Bulk Import

Copy from a running MN:

  • Science objects

  • Permissions

  • Subjects

  • Event logs

This function can be used for setting up a new instance of GMN to take over for an existing MN. The import has been tested with other versions of GMN but should also work with other node stacks.

This command can be run before the new GMN instance has been set up to run as a web service, so the procedure does not require two web servers to run at the same time.

The new GMN instance can be installed on the same server as the source MN or on a different server.

When replacing an older GMN instance by installing a new instance on the same server, the general procedure is:

  • Install the new GMN instance using the regular install procedure, with the following exceptions:

    • Install the new GMN instance to a different virtualenv by using a different virtualenv directory name for the new instance.

    • Skip all Apache related steps.

    • Skip all certificate related steps.

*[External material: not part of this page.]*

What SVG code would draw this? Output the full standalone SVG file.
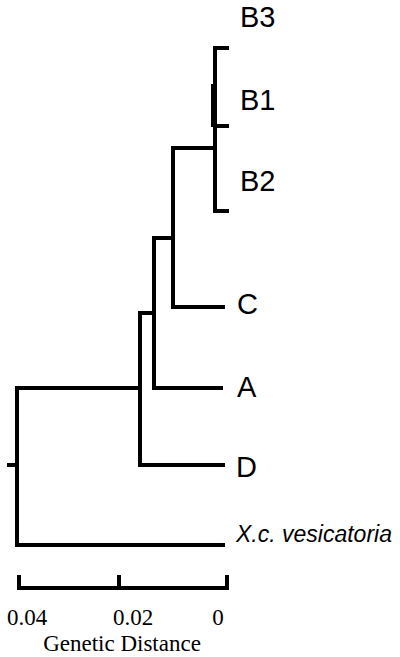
<svg xmlns="http://www.w3.org/2000/svg" width="400" height="657" viewBox="0 0 400 657">
<style>
.br{stroke:#000;stroke-width:4;fill:none;stroke-linecap:square;stroke-linejoin:miter}
.lbl{font-family:"Liberation Sans",Arial,sans-serif;font-size:29px;fill:#000}
.out{font-family:"Liberation Sans",Arial,sans-serif;font-size:23px;font-style:italic;fill:#000}
.sc{font-family:"Liberation Serif","Times New Roman",serif;font-size:23px;fill:#000}
</style>
<rect width="400" height="657" fill="#fff"/>
<g id="connectors">
<path class="br" d="M227,48 H215 V211 H227 M215,126 H227"/>
<path class="br" d="M213,86 V125"/>
<path class="br" d="M215,148 H173 V307 H223"/>
<path class="br" d="M173,238 H154 V388 H221"/>
<path class="br" d="M154,313 H140 V465 H223"/>
<path class="br" d="M140,388 H17 V545 H223"/>
<path class="br" d="M17,465 H9"/>
</g>
<g id="node-B3"><text class="lbl" x="240" y="27">B3</text></g>
<g id="node-B1"><text class="lbl" x="240" y="110">B1</text></g>
<g id="node-B2"><text class="lbl" x="240" y="191">B2</text></g>
<g id="node-C"><text class="lbl" x="237" y="314">C</text></g>
<g id="node-A"><text class="lbl" x="237" y="397">A</text></g>
<g id="node-D"><text class="lbl" x="236" y="477">D</text></g>
<g id="node-Xcv"><text class="out" x="236" y="542">X.c. vesicatoria</text></g>
<g id="scale">
<path class="br" d="M19,577 V588 H227 V577 M119,577 V588"/>
<text class="sc" x="27" y="625" text-anchor="middle">0.04</text>
<text class="sc" x="133" y="625" text-anchor="middle">0.02</text>
<text class="sc" x="218" y="625" text-anchor="middle">0</text>
<text class="sc" x="122" y="651" text-anchor="middle">Genetic Distance</text>
</g>
</svg>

    • Use a separate database for the new instance by modifying the database name in settings.py and using the new name when initializing the database.

  • Manually copy individual settings from settings.py / settings_site.py of the old instance to settings.py of the new instance. The new instance will be using the same settings as the old one, including client side certificate paths and science object storage root.

  • To make sure that all the settings were correctly copied from the old instance, Generate a Node document in the new instance and compare it with the version registered in the DataONE environment for the old instance.

    $ manage.py node view

  • If a certificate is specified with the –cert-pub and (optionally) –cert-key command line switches, GMN will connect to the source MN using that certificate. Else, GMN will connect using its client side certificate, if one has been set up via CLIENT_CERT_PATH and CLIENT_CERT_PRIVATE_KEY_PATH in settings.py. Else, GMN connects to the source MN without using a certificate.

The –public switch causes GMN to ignore any available certificates and connect as the public user. This is useful if the source MN has only public objects and a certificate that would be accepted by the source MN is not available.

After the certificate provided by GMN is accepted by the source MN, GMN is authenticated on the source MN for the subject(s) contained in the certificate. If no certificate was provided, only objects and APIs that are available to the public user are accessible

The importer depends on the source MN listObjects() API being accessible to one or more of the authenticated subjects, or to the public subject if no certificate was provided. Also, for MNs that filter results from listObjects(), only objects that are both returned by listObjects() and are readable by one or more of the authenticated subjects(s) can be imported.

If the source MN is a GMN instance, PUBLIC_OBJECT_LIST in its settings.py controls access to listObjects(). For regular authenticated subjects, results returned by listObjects() are filtered to include only objects for which one or more of the subjects have read or access or better. Subjects that are whitelisted for create, update and delete access in GMN, and subjects authenticated as Coordinating Nodes, have unfiltered access to listObjects(). See settings.py for more information.

Member Nodes keep an event log, where operations on objects, such as reads, are stored together with associated details. After completed object import, the importer will attempt to import the events for all successfully imported objects. For event logs, getLogRecords() provides functionality equivalent to what listObjects provides for objects, with the same access control related restrictions.

If the source MN is a GMN instance, PUBLIC_LOG_RECORDS in settings.py controls access to getLogRecords() and is equivalent to PUBLIC_OBJECT_LIST.

  • Start the import. Since the new instance has been set up to use the same object storage location as the old instance, the importer will automatically detect that the object bytes are already present on disk and skip the get() calls for the objects.

    $ manage.py import

  • Temporarily start the new MN with connect to it and check that all data is showing as expected.

    $ manage.py runserver

  • Stop the source MN by stopping Apache.

  • Modify the VirtualHost file for the source MN, e.g., /etc/apache2/sites-available/gmn2-ssl.conf, to point to the new instance, e.g., by changing gmn_venv to the new virtualenv location.

  • Start the new instance by starting Apache.

  • From the point of view of the CNs and other nodes in the environment, the node will not have changed, as it will be serving the same objects as before, so no further processing or synchronization is required.

If the new instance is set up on a different server, extra steps likely to be required include:

  • Modify the BaseURL in settings.py

  • Update the Node registration

    $ manage.py node update

Notes:

  • Any replica requests that have been accepted but not yet processed by the source MN will not be completed. However, requests expire and are automatically reissued by the CN after a certain amount of time, so this should be handled gracefully by the system.

  • Any changes on the source MN that occur during the import may or may not be included in the import. To avoid issues such as lost objects, events and system metadata updates, it may be necessary to restrict access to the source MN during the transition.